Do this »
Set down the material exactly as given, please, from its first line through the line that includes "const DEPTH_Y = 23;".

Available data »

------------------------------------------------------------------------

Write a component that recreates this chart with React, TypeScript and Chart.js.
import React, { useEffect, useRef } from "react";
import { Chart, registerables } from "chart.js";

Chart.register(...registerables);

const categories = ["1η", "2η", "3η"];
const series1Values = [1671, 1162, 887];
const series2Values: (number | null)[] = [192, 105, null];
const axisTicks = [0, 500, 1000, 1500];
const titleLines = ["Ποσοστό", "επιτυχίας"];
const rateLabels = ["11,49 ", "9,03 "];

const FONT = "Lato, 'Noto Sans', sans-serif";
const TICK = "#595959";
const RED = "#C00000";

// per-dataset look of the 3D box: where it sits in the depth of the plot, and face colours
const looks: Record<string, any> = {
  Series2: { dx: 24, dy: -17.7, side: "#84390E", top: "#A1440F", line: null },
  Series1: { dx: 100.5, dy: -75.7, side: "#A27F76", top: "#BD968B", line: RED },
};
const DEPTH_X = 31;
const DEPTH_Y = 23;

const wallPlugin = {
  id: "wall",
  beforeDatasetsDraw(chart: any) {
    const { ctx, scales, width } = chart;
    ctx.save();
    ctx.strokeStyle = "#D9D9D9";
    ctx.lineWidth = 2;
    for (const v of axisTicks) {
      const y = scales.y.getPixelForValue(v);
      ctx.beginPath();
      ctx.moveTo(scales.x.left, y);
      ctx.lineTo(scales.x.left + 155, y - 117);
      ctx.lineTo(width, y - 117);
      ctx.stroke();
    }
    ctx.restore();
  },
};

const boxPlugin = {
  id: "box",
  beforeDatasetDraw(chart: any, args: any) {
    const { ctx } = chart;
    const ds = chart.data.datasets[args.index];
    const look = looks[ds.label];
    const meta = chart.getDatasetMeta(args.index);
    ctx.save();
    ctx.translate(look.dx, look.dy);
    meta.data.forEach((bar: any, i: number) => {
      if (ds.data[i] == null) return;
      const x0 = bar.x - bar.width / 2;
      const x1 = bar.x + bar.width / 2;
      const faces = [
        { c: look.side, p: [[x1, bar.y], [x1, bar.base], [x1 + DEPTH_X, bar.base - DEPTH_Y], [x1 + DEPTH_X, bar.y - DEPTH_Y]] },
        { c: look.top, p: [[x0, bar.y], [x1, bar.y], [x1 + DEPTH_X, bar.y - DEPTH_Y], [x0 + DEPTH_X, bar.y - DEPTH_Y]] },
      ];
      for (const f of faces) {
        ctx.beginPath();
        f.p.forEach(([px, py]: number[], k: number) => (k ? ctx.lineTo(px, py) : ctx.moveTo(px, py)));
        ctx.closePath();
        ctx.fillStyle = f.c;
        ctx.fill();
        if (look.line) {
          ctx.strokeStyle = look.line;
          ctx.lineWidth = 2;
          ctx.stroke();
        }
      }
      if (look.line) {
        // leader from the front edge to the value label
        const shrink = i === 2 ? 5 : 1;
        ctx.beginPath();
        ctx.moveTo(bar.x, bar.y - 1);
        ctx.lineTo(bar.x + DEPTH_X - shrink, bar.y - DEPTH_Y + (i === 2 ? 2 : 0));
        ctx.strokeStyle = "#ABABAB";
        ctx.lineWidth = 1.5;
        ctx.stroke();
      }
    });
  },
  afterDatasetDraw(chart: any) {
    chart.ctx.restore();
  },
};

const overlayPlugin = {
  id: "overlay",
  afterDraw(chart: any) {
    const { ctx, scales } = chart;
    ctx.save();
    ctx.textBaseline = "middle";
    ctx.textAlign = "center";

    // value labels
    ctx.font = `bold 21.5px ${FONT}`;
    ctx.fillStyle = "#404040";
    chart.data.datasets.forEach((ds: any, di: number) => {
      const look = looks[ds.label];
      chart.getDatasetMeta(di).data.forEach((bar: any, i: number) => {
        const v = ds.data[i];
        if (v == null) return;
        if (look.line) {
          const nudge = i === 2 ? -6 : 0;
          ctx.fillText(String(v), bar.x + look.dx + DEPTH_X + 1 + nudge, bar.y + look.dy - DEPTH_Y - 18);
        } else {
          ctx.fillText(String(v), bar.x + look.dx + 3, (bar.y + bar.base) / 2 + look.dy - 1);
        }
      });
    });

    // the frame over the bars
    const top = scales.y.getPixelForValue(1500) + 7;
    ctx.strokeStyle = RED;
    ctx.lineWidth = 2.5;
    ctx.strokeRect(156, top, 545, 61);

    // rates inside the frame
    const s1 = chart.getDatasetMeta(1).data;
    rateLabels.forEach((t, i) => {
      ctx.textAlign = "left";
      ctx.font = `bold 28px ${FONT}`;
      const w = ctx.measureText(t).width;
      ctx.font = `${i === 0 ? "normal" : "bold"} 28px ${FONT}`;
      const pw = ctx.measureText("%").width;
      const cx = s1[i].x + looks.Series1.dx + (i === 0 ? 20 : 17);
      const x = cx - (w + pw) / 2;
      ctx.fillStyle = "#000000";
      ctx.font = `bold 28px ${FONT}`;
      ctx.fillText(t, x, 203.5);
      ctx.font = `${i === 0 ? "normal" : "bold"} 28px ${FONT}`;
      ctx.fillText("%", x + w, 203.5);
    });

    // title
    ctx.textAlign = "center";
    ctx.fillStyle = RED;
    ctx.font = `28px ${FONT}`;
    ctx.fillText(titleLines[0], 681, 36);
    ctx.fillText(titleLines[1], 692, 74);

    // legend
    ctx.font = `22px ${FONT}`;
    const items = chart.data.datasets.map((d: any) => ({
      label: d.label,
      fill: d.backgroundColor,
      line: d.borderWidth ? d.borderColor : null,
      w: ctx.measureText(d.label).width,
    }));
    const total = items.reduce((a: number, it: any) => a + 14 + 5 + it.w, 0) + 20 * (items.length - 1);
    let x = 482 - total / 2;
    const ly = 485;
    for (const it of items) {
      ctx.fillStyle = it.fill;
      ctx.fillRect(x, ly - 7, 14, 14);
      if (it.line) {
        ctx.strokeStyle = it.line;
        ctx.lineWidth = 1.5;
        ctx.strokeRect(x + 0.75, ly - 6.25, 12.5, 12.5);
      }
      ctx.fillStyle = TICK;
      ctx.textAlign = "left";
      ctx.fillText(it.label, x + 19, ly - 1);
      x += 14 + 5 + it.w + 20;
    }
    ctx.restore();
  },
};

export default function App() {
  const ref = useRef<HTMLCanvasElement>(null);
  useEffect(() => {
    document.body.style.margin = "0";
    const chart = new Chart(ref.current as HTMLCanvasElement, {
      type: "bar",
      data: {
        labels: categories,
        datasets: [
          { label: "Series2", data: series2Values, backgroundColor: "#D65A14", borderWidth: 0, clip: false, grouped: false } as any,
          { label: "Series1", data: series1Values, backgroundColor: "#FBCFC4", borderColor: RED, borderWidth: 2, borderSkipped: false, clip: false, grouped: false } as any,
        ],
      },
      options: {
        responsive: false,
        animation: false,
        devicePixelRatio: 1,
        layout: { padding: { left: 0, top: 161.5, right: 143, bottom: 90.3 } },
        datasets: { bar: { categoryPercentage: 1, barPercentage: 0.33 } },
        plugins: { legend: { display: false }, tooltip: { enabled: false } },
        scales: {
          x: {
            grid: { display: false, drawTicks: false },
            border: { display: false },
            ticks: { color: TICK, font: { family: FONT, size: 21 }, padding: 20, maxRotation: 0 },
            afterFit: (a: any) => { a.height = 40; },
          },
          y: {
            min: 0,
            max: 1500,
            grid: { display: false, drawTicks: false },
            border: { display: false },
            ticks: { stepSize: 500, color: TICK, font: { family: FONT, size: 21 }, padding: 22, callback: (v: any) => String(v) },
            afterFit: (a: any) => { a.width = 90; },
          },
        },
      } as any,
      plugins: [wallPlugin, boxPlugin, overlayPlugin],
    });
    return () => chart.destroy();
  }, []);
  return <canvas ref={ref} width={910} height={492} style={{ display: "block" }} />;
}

------------------------------------------------------------------------

Task answer »
Write a component that recreates this chart with React, TypeScript and Chart.js.
import React, { useEffect, useRef } from "react";
import { Chart, registerables } from "chart.js";

Chart.register(...registerables);

const categories = ["1η", "2η", "3η"];
const series1Values = [1671, 1162, 887];
const series2Values: (number | null)[] = [192, 105, null];
const axisTicks = [0, 500, 1000, 1500];
const titleLines = ["Ποσοστό", "επιτυχίας"];
const rateLabels = ["11,49 ", "9,03 "];

const FONT = "Lato, 'Noto Sans', sans-serif";
const TICK = "#595959";
const RED = "#C00000";

// per-dataset look of the 3D box: where it sits in the depth of the plot, and face colours
const looks: Record<string, any> = {
  Series2: { dx: 24, dy: -17.7, side: "#84390E", top: "#A1440F", line: null },
  Series1: { dx: 100.5, dy: -75.7, side: "#A27F76", top: "#BD968B", line: RED },
};
const DEPTH_X = 31;
const DEPTH_Y = 23;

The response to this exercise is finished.